18.4 Multivariate Local Geary

In Anselin (2019a), a multivariate extension of the Local Geary statistic is proposed. This statistic measures the extent to which neighbors in multi-attribute space (i.e., data points that are close together in the multidimensional variable space) are also neighbors in geographical space. While the mathematical formalism is easily extended to many variables, in practice one quickly runs into the curse of dimensionality.

In essence, the Multivariate Local Geary statistic measures the extent to which the average distance in attribute space between the values at a location and the values at its geographic neighboring locations are smaller or larger than what they would be under spatial randomness. The former case corresponds to positive spatial autocorrelation, the latter to negative spatial autocorrelation.

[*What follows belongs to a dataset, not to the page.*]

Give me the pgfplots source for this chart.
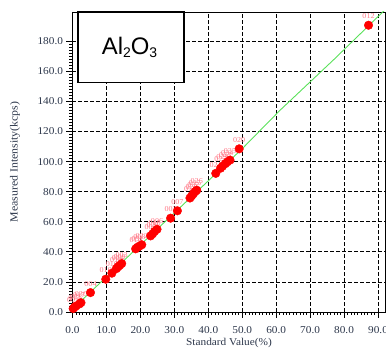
\documentclass[border=0pt]{standalone}
\usepackage{fontspec}
\setmainfont{Liberation Serif}[FakeStretch=1.08]
\newfontfamily\boxfont{Liberation Sans}
\usepackage{pgfplots}
\pgfplotsset{compat=1.18}
\usepackage{pgfplotstable}
\definecolor{tickc}{RGB}{45,55,75}
\definecolor{lblpink}{RGB}{255,120,135}
\definecolor{lgreen}{RGB}{90,225,90}

\pgfplotstableread{
x y lab
0.2 2.3 001
0.6 3.3 013
1.0 3.9 025
2.0 5.3 017
2.5 6.2 030
5.3 12.9 004
9.8 21.8 010
11.6 25.8 016
12.9 28.8 019
13.4 30.0 024
13.9 31.0 009
14.5 32.2 003
18.6 42.0 014
19.1 43.0 031
19.7 43.8 008
20.4 44.7 022
23.0 50.6 005
23.6 52.0 028
24.2 53.6 018
24.9 55.0 006
28.9 62.4 002
30.9 67.3 007
34.6 75.8 011
35.1 77.2 023
35.6 78.6 032
36.1 80.0 015
36.6 81.0 026
42.2 92.2 021
43.6 95.6 027
44.2 97.0 029
45.0 98.6 033
45.6 99.8 034
46.4 101.0 035
49.1 108.5 020
87.2 190.7 012
}\pts

\pgfplotstableread{
x y
0 2.0
10 23.3
20 44.6
30 65.9
40 87.2
50 108.6
61.2 134.3
76.9 167.7
87.2 190.3
93 203
}\fitline

\begin{document}
\begin{tikzpicture}
\begin{axis}[
  name=ax, at={(0,0)}, anchor=south west,
  scale only axis, width=313bp, height=300bp,
  xmin=0, xmax=92.2, ymin=0, ymax=199.5,
  xtick={0,10,...,90}, ytick={0,20,...,180},
  minor x tick num=9, minor y tick num=9,
  tick align=outside,
  major tick length=6bp, minor tick length=3bp,
  xmajorgrids=true, ymajorgrids=true,
  grid style={black, dash pattern=on 3.5bp off 2.5bp, line width=0.7bp},
  major grid style={black, dash pattern=on 3.5bp off 2.5bp, line width=0.7bp},
  axis line style={black, line width=0.9bp},
  every tick/.style={black, line width=0.7bp},
  xtick pos=bottom, ytick pos=left,
  xticklabel shift=5bp,
  xticklabel style={/pgf/number format/.cd, fixed, fixed zerofill, precision=1, assume math mode=true},
  yticklabel style={/pgf/number format/.cd, fixed, fixed zerofill, precision=1, assume math mode=true},
  tick label style={font=\fontsize{10.5}{10.5}\selectfont, text=tickc},
  xlabel={Standard Value(\%)}, ylabel={Measured Intensity(kcps)},
  every axis x label/.style={at={(axis description cs:0.5,-0.1033)}, anchor=center, font=\fontsize{10.5}{10.5}\selectfont, text=tickc},
  every axis y label/.style={at={(axis description cs:-0.1837,0.5)}, rotate=90, anchor=center, font=\fontsize{11}{11}\selectfont, text=tickc},
]
\addplot[lgreen, line width=0.9bp] table {\fitline};
\addplot[only marks, mark=*, mark size=4.3bp, mark options={fill=red, draw=red},
  nodes near coords, point meta=explicit symbolic,
  every node near coord/.style={anchor=south, inner sep=0pt, yshift=6bp, font=\fontsize{7.5}{7.5}\selectfont, text=lblpink}]
  table[x=x, y=y, meta=lab] {\pts};
\end{axis}
\draw[fill=white, line width=1.2bp] ([xshift=5.5bp]ax.north west) rectangle ([xshift=111.5bp, yshift=-70.5bp]ax.north west);
\node[font=\boxfont\fontsize{24}{24}\selectfont, inner sep=0pt] at ([xshift=57bp,yshift=-35.5bp]ax.north west) {Al\raisebox{-0.12em}{\fontsize{14}{14}\selectfont 2}O\raisebox{-0.12em}{\fontsize{14}{14}\selectfont 3}};
\pgfresetboundingbox
\path ([xshift=-72.5bp, yshift=-39bp]ax.south west) rectangle ([xshift=0.5bp, yshift=12bp]ax.north east);
\end{tikzpicture}
\end{document}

An important aspect of the multivariate statistic is that it is not simply the superposition of univariate statistics. In other words, even though a location may be identified as a cluster using the univariate Local Geary for each of the variables separately, this does not mean that it is also a multivariate cluster, and vice versa. The univariate statistics deal with distances in attribute space projected onto a single dimension, whereas the multivariate statistics are based on distances in a higher dimensional space. The multivariate statistic thus provides an additional perspective to measuring the tension between attribute similarity and locational similarity.

The Multivariate Local Geary statistic is formally the sum of individual Local Geary statistics for each of the variables under consideration. For example, with \(k\) variables, indexed by \(h\), the corresponding expression is: \[c_i^M = \sum_{h=1}^k \sum_j w_{ij} (x_{hi} - x_{hj})^2.\] This measure corresponds to a weighted average of the squared distances in multidimensional attribute space between the values observed at a given geographic location \(i\) and those at its geographic neighbors \(j \in N_i\) (with \(N_i\) as the neighborhood set of \(i\)).

To achieve comparable values for the statistics, one can correct for the number of variables involved, as \(c_i^M / k\). This is the approach taken in GeoDa.

Inference can again be based on a conditional permutation approach. This consists of holding the tuple of values observed at \(i\) fixed, and computing the statistic for a number of permutations of the remaining tuples over the other locations. Note that because the full tuple is being used in the permutation, the internal correlation of the variables is controlled for, and only the spatial component gets altered.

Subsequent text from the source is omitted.